=== Work instructions ===
Starting at the first line of the data, print each line verbatim up to and including the line bearing "fontsize=18, labelpad=10, color='#222222')", omitting pictures.

=== Supplied data ===
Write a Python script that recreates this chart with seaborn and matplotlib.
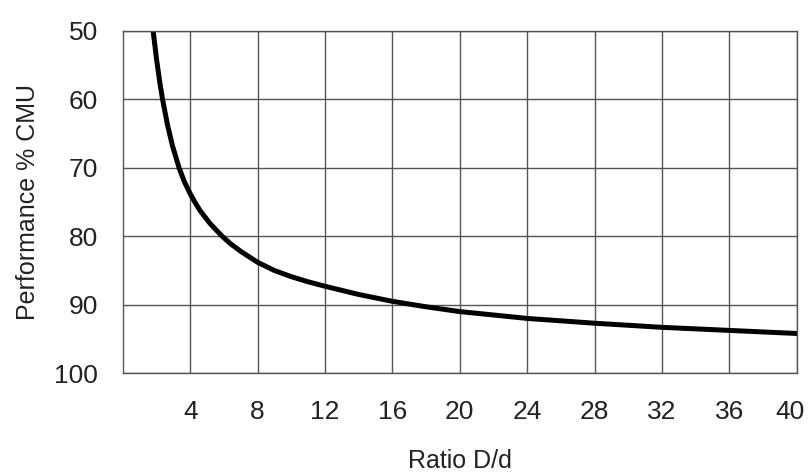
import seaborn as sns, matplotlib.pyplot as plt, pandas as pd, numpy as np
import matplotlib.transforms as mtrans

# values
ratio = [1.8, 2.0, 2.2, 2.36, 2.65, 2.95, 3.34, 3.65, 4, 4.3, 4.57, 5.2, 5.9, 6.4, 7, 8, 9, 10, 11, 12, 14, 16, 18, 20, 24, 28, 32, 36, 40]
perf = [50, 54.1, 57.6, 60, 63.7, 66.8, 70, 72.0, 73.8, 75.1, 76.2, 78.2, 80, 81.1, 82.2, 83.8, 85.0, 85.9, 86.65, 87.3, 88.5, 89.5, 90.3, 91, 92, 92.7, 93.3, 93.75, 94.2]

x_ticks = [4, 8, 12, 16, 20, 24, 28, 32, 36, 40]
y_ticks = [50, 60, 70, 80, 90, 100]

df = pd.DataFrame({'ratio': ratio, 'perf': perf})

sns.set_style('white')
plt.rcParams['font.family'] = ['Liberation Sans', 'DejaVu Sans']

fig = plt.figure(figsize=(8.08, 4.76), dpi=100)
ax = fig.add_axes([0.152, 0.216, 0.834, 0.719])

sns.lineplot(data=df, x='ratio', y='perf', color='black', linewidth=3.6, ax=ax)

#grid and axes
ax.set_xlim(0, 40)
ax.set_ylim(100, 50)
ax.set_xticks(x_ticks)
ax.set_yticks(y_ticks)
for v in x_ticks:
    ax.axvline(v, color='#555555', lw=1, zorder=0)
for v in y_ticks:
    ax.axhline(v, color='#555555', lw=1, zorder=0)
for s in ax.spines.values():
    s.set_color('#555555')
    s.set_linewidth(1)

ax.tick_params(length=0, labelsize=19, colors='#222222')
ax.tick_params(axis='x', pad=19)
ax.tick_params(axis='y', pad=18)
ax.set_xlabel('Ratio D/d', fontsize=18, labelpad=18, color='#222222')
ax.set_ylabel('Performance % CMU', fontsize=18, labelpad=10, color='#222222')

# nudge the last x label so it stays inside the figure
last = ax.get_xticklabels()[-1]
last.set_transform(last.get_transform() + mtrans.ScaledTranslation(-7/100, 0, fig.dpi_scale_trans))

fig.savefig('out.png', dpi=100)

=== The solution ===
Write a Python script that recreates this chart with seaborn and matplotlib.
import seaborn as sns, matplotlib.pyplot as plt, pandas as pd, numpy as np
import matplotlib.transforms as mtrans

# values
ratio = [1.8, 2.0, 2.2, 2.36, 2.65, 2.95, 3.34, 3.65, 4, 4.3, 4.57, 5.2, 5.9, 6.4, 7, 8, 9, 10, 11, 12, 14, 16, 18, 20, 24, 28, 32, 36, 40]
perf = [50, 54.1, 57.6, 60, 63.7, 66.8, 70, 72.0, 73.8, 75.1, 76.2, 78.2, 80, 81.1, 82.2, 83.8, 85.0, 85.9, 86.65, 87.3, 88.5, 89.5, 90.3, 91, 92, 92.7, 93.3, 93.75, 94.2]

x_ticks = [4, 8, 12, 16, 20, 24, 28, 32, 36, 40]
y_ticks = [50, 60, 70, 80, 90, 100]

df = pd.DataFrame({'ratio': ratio, 'perf': perf})

sns.set_style('white')
plt.rcParams['font.family'] = ['Liberation Sans', 'DejaVu Sans']

fig = plt.figure(figsize=(8.08, 4.76), dpi=100)
ax = fig.add_axes([0.152, 0.216, 0.834, 0.719])

sns.lineplot(data=df, x='ratio', y='perf', color='black', linewidth=3.6, ax=ax)

#grid and axes
ax.set_xlim(0, 40)
ax.set_ylim(100, 50)
ax.set_xticks(x_ticks)
ax.set_yticks(y_ticks)
for v in x_ticks:
    ax.axvline(v, color='#555555', lw=1, zorder=0)
for v in y_ticks:
    ax.axhline(v, color='#555555', lw=1, zorder=0)
for s in ax.spines.values():
    s.set_color('#555555')
    s.set_linewidth(1)

ax.tick_params(length=0, labelsize=19, colors='#222222')
ax.tick_params(axis='x', pad=19)
ax.tick_params(axis='y', pad=18)
ax.set_xlabel('Ratio D/d', fontsize=18, labelpad=18, color='#222222')
ax.set_ylabel('Performance % CMU', fontsize=18, labelpad=10, color='#222222')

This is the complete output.